I guess the only change I’d make to how people talk about TDT for humans is to not make claims that are stronger than reality. “If you make this decision today, you will also make the same decision in all analogous situations” is not actually literally true. “If you make this decision today, you make it more likely that you will also make the same decision in future analogous situations” is truer and less fatalistic.
theme_arrow 24 Jan 2021 23:59 UTC
3 points
I like your weakened version of TDT, it feels like it does really capture something salient about human decision-making. I recognize that the exact number isn’t really important, but I think I’d describe it as close to a one-percent shift than a ten-percent shift for myself. I feel like I personally have taken a very long time to go from the first few times I do something to that thing feeling natural. I wonder if that’s something that tends to differ a lot between people or different kinds of actions.
tcheasdfjkl 17 Aug 2018 18:58 UTC
3 points
Oh, another thought—it’s only mostly true that taking an action is exposure therapy towards that action being more okay/likely in the future. If you take an action and it results in a sharply bad experience for you, it may make you less likely to take that action in the future. That’s why comfort zones are best expanded carefully, because if you go out on too much of a limb and hurt yourself, your comfort zone can shrink instead.
tcheasdfjkl 17 Aug 2018 1:25 UTC
3 points
There was no specific exercise to go with this entry, but I decided to use this as a prompt to take some time to think about what helpful and unhelpful “I am the kind of person who [...]” self-images I have, whether I have already done some things to challenge the unhelpful ones (and try updating on that), and what further actions I could take to challenge the unhelpful ones and strengthen the helpful ones. I also thought about what helpful self-images of this sort I don’t quite already have but aren’t counter to my current ones and seem within reach, and how I might make them true.
(I know this post doesn’t really focus on self-image and is more about direct relationships between past and future action—but I do think that self-image is one of the mechanisms that fuel that relationship, in addition to directly affecting people’s well-being, so it’s worth spending some thought on.
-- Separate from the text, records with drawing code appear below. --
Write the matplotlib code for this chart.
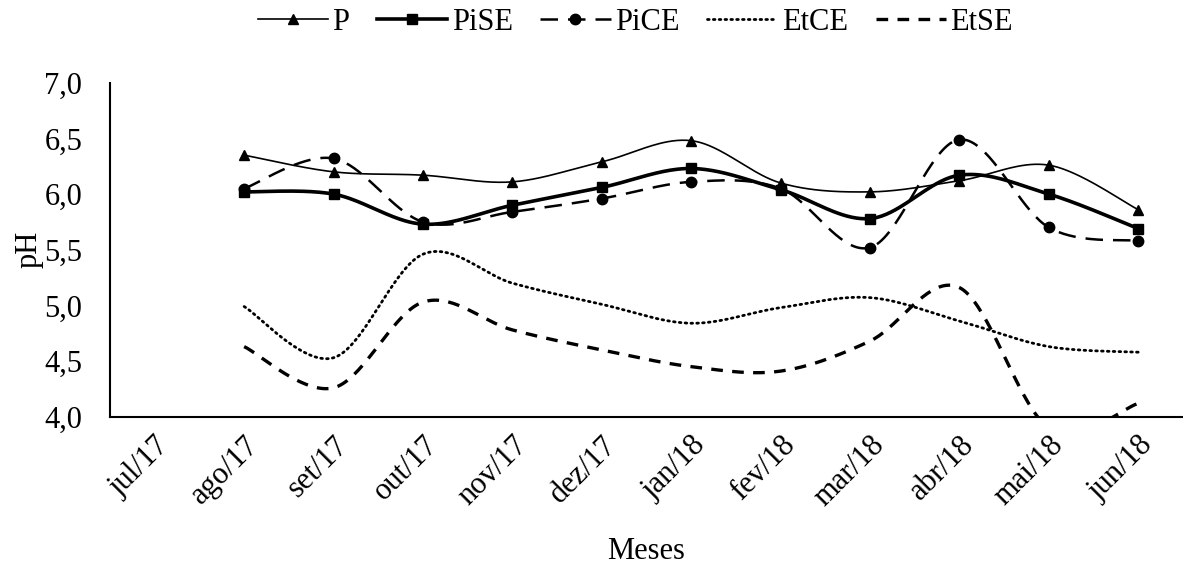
import numpy as np
import matplotlib
matplotlib.use("Agg")
import matplotlib.pyplot as plt
from matplotlib.lines import Line2D

plt.rcParams["font.family"] = ["Liberation Serif", "DejaVu Serif"]

meses = ["jul/17", "ago/17", "set/17", "out/17", "nov/17", "dez/17",
         "jan/18", "fev/18", "mar/18", "abr/18", "mai/18", "jun/18"]

# values from ago/17 to jun/18 (jul/17 has no data)
p_vals = [6.35, 6.20, 6.17, 6.11, 6.29, 6.48, 6.10, 6.02, 6.12, 6.26, 5.86]
pise_vals = [6.02, 6.00, 5.73, 5.90, 6.06, 6.23, 6.04, 5.78, 6.17, 6.00, 5.69]
pice_vals = [6.05, 6.32, 5.75, 5.84, 5.96, 6.11, 6.05, 5.52, 6.49, 5.70, 5.58]
etce_vals = [4.99, 4.53, 5.46, 5.20, 5.01, 4.84, 4.98, 5.07, 4.86, 4.63, 4.58]
etse_vals = [4.63, 4.26, 5.03, 4.78, 4.60, 4.45, 4.41, 4.68, 5.16, 3.90, 4.12]


def smooth(x, y, n=40):
    # catmull-rom style bezier, roughly what excel does for smoothed lines
    x = np.asarray(x, float)
    y = np.asarray(y, float)
    xs, ys = [], []
    m = len(x)
    for i in range(m - 1):
        i0 = max(i - 1, 0)
        i3 = min(i + 2, m - 1)
        p0 = np.array([x[i], y[i]])
        p3 = np.array([x[i + 1], y[i + 1]])
        c1 = p0 + (np.array([x[i + 1], y[i + 1]]) - np.array([x[i0], y[i0]])) / 6
        c2 = p3 - (np.array([x[i3], y[i3]]) - np.array([x[i], y[i]])) / 6
        t = np.linspace(0, 1, n)[:, None]
        pts = (1 - t) ** 3 * p0 + 3 * (1 - t) ** 2 * t * c1 + 3 * (1 - t) * t ** 2 * c2 + t ** 3 * p3
        xs.extend(pts[:, 0])
        ys.extend(pts[:, 1])
    return np.array(xs), np.array(ys)


def main():
    fig = plt.figure(figsize=(11.83, 5.67), dpi=100)
    ax = fig.add_axes([0.093, 0.265, 0.907, 0.589])

    x = np.arange(1, len(meses))
    series = [
        ("P", p_vals, dict(lw=1.2, ls="-"), dict(marker="^", ms=7)),
        ("PiSE", pise_vals, dict(lw=2.6, ls="-"), dict(marker="s", ms=7.5)),
        ("PiCE", pice_vals, dict(lw=1.8, ls=(0, (7, 4))), dict(marker="o", ms=7.5)),
        ("EtCE", etce_vals, dict(lw=2.0, ls=(0, (0.6, 1.5)), dash_capstyle="round"), None),
        ("EtSE", etse_vals, dict(lw=2.4, ls=(0, (3.5, 2.8))), None),
    ]
    handles = []
    for name, vals, lstyle, mstyle in series:
        sx, sy = smooth(x, vals)
        ax.plot(sx, sy, color="black", **lstyle)
        h = dict(color="black", **lstyle)
        if mstyle:
            ax.plot(x, vals, ls="none", color="black", **mstyle)
            h.update(mstyle)
        handles.append(Line2D([], [], **h))

    ax.set_xlim(-0.5, len(meses) - 0.5)
    ax.set_ylim(4.0, 7.0)
    ax.set_yticks(np.arange(4.0, 7.01, 0.5))
    ax.set_yticklabels([f"{v:.1f}".replace(".", ",") for v in np.arange(4.0, 7.01, 0.5)])
    ax.set_xticks(range(len(meses)))
    ax.set_xticklabels(meses, rotation=45, ha="right", rotation_mode="anchor")
    ax.tick_params(length=0, labelsize=22)
    ax.tick_params(axis="y", pad=20)
    ax.tick_params(axis="x", pad=10)
    for side in ("top", "right"):
        ax.spines[side].set_visible(False)
    for side in ("left", "bottom"):
        ax.spines[side].set_linewidth(1.5)

    ax.set_ylabel("pH", fontsize=22)
    ax.yaxis.set_label_coords(-0.062, 0.5)
    ax.set_xlabel("Meses", fontsize=22, labelpad=18)

    fig.legend(handles, [s[0] for s in series], loc="center", bbox_to_anchor=(0.537, 0.96),
               ncol=5, frameon=False, fontsize=22, handlelength=2.3, handletextpad=0.15,
               columnspacing=0.9)

    fig.savefig("out.png", dpi=100)


if __name__ == "__main__":
    main()
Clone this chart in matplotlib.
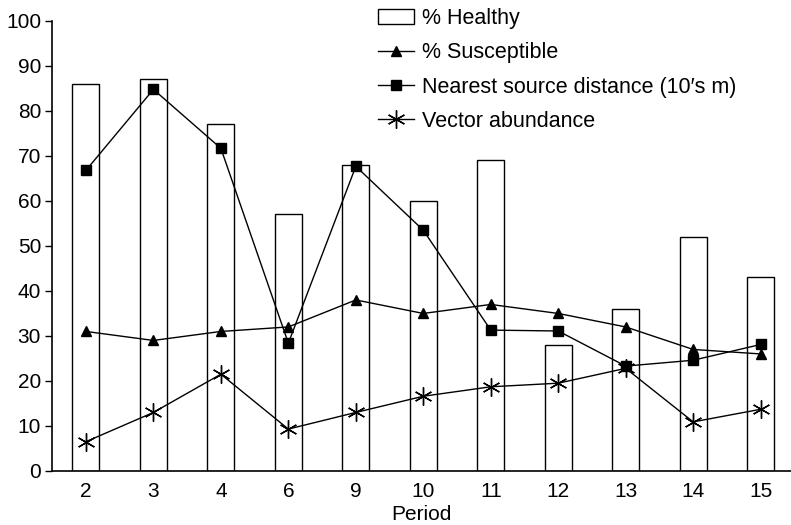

I did find this a useful line of inquiry.)
itavero 11 Dec 2020 0:46 UTC
1 point
Hitting the “0” willpower level might be when something becomes part of your identity. It costs me willpower to not do cardio or lift for more than a day or so—something feels off and aversive about it, just like it used to in the reverse situation. The only downside is that I’m not very excited or proud of myself for doing a workout, it’s just “normal”. But that’s life! I’m still glad I do it.
There are a few habits that I seem to drop once they get easy to do—I did yoga every day for a while but once it got easy and habitual I got bored and stopped. In retrospect I should’ve found a way to raise the difficulty, but for some reason that wasn’t clear at the time. Consciously planning around “what should I do if this gets boring” would probably help.